What you have to do »
Repeat all the material exactly; pictures stay out of your copy.

Supplied material »
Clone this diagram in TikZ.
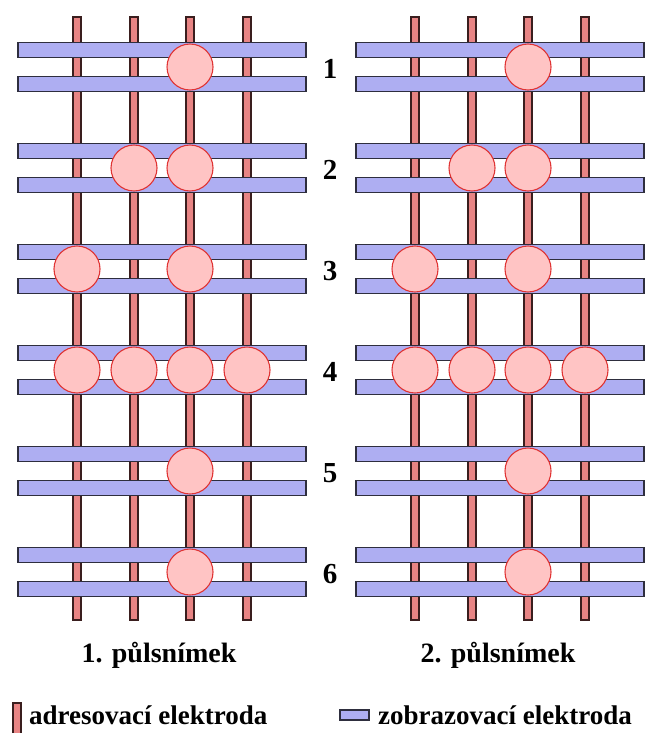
\documentclass[tikz,border=0pt]{standalone}
\usepackage{fontspec}
\setmainfont{Liberation Serif}
\definecolor{hbar}{HTML}{AEAEF2}
\definecolor{hline}{HTML}{2E2E3E}
\definecolor{vbar}{HTML}{E88484}
\definecolor{vline}{HTML}{3A1E1E}
\definecolor{cfill}{HTML}{FFC4C4}
\definecolor{cline}{HTML}{E03434}
\tikzset{
  hbarstyle/.style={fill=hbar,draw=hline,line width=1.2pt},
  vbarstyle/.style={fill=vbar,draw=vline,line width=1.1pt},
  cellstyle/.style={circle,fill=cfill,draw=cline,line width=1.1pt,minimum size=46pt,inner sep=0pt},
  numstyle/.style={font=\bfseries\fontsize{29}{29}\selectfont,inner sep=0pt},
  titlestyle/.style={font=\bfseries\fontsize{28}{28}\selectfont,inner sep=0pt},
  legstyle/.style={font=\bfseries\fontsize{27}{27}\selectfont,inner sep=0pt,anchor=west}
}
\begin{document}
\begin{tikzpicture}[x=1pt,y=-1pt]
\useasboundingbox (0,0) rectangle (652,733);
% vertical (addressing) electrodes
\foreach \off in {0,338}{
  \foreach \xx in {77,134,190,247}{
    \draw[vbarstyle] ({\xx+\off-4},17) rectangle ({\xx+\off+4},620);
  }
}
% horizontal (display) electrodes
\foreach \off in {0,338}{
  \foreach \i in {0,...,5}{
    \pgfmathsetmacro{\cy}{67+101*\i}
    \draw[hbarstyle] ({18+\off},{\cy-24.5}) rectangle ({306+\off},{\cy-9.5});
    \draw[hbarstyle] ({18+\off},{\cy+9.5}) rectangle ({306+\off},{\cy+24.5});
  }
}
% cells
\foreach \off/\p in {0/L,338/R}{
  \node[cellstyle] (\p a3) at ({190+\off},67) {};
  \node[cellstyle] (\p b2) at ({134+\off},168) {};
  \node[cellstyle] (\p b3) at ({190+\off},168) {};
  \node[cellstyle] (\p c1) at ({77+\off},269) {};
  \node[cellstyle] (\p c3) at ({190+\off},269) {};
  \node[cellstyle] (\p d1) at ({77+\off},370) {};
  \node[cellstyle] (\p d2) at ({134+\off},370) {};
  \node[cellstyle] (\p d3) at ({190+\off},370) {};
  \node[cellstyle] (\p d4) at ({247+\off},370) {};
  \node[cellstyle] (\p e3) at ({190+\off},471) {};
  \node[cellstyle] (\p f3) at ({190+\off},572) {};
}
% row numbers
\foreach \i in {1,...,6}{
  \node[numstyle] (n\i) at (330,{69+101*(\i-1)}) {\i};
}
% titles
\node[titlestyle] (t1) at (159,655) {1. půlsnímek};
\node[titlestyle] (t2) at (498,655) {2. půlsnímek};
% legend
\draw[vbarstyle] (13,703) rectangle (21,740);
\node[legstyle] (l1) at (29,715) {adresovací elektroda};
\draw[hbarstyle] (340,710) rectangle (369,720);
\node[legstyle] (l2) at (378,715) {zobrazovací elektroda};
\end{tikzpicture}
\end{document}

Solution to this task »
Clone this diagram in TikZ.
\documentclass[tikz,border=0pt]{standalone}
\usepackage{fontspec}
\setmainfont{Liberation Serif}
\definecolor{hbar}{HTML}{AEAEF2}
\definecolor{hline}{HTML}{2E2E3E}
\definecolor{vbar}{HTML}{E88484}
\definecolor{vline}{HTML}{3A1E1E}
\definecolor{cfill}{HTML}{FFC4C4}
\definecolor{cline}{HTML}{E03434}
\tikzset{
  hbarstyle/.style={fill=hbar,draw=hline,line width=1.2pt},
  vbarstyle/.style={fill=vbar,draw=vline,line width=1.1pt},
  cellstyle/.style={circle,fill=cfill,draw=cline,line width=1.1pt,minimum size=46pt,inner sep=0pt},
  numstyle/.style={font=\bfseries\fontsize{29}{29}\selectfont,inner sep=0pt},
  titlestyle/.style={font=\bfseries\fontsize{28}{28}\selectfont,inner sep=0pt},
  legstyle/.style={font=\bfseries\fontsize{27}{27}\selectfont,inner sep=0pt,anchor=west}
}
\begin{document}
\begin{tikzpicture}[x=1pt,y=-1pt]
\useasboundingbox (0,0) rectangle (652,733);
% vertical (addressing) electrodes
\foreach \off in {0,338}{
  \foreach \xx in {77,134,190,247}{
    \draw[vbarstyle] ({\xx+\off-4},17) rectangle ({\xx+\off+4},620);
  }
}
% horizontal (display) electrodes
\foreach \off in {0,338}{
  \foreach \i in {0,...,5}{
    \pgfmathsetmacro{\cy}{67+101*\i}
    \draw[hbarstyle] ({18+\off},{\cy-24.5}) rectangle ({306+\off},{\cy-9.5});
    \draw[hbarstyle] ({18+\off},{\cy+9.5}) rectangle ({306+\off},{\cy+24.5});
  }
}
% cells
\foreach \off/\p in {0/L,338/R}{
  \node[cellstyle] (\p a3) at ({190+\off},67) {};
  \node[cellstyle] (\p b2) at ({134+\off},168) {};
  \node[cellstyle] (\p b3) at ({190+\off},168) {};
  \node[cellstyle] (\p c1) at ({77+\off},269) {};
  \node[cellstyle] (\p c3) at ({190+\off},269) {};
  \node[cellstyle] (\p d1) at ({77+\off},370) {};
  \node[cellstyle] (\p d2) at ({134+\off},370) {};
  \node[cellstyle] (\p d3) at ({190+\off},370) {};
  \node[cellstyle] (\p d4) at ({247+\off},370) {};
  \node[cellstyle] (\p e3) at ({190+\off},471) {};
  \node[cellstyle] (\p f3) at ({190+\off},572) {};
}
% row numbers
\foreach \i in {1,...,6}{
  \node[numstyle] (n\i) at (330,{69+101*(\i-1)}) {\i};
}
% titles
\node[titlestyle] (t1) at (159,655) {1. půlsnímek};
\node[titlestyle] (t2) at (498,655) {2. půlsnímek};
% legend
\draw[vbarstyle] (13,703) rectangle (21,740);
\node[legstyle] (l1) at (29,715) {adresovací elektroda};
\draw[hbarstyle] (340,710) rectangle (369,720);
\node[legstyle] (l2) at (378,715) {zobrazovací elektroda};
\end{tikzpicture}
\end{document}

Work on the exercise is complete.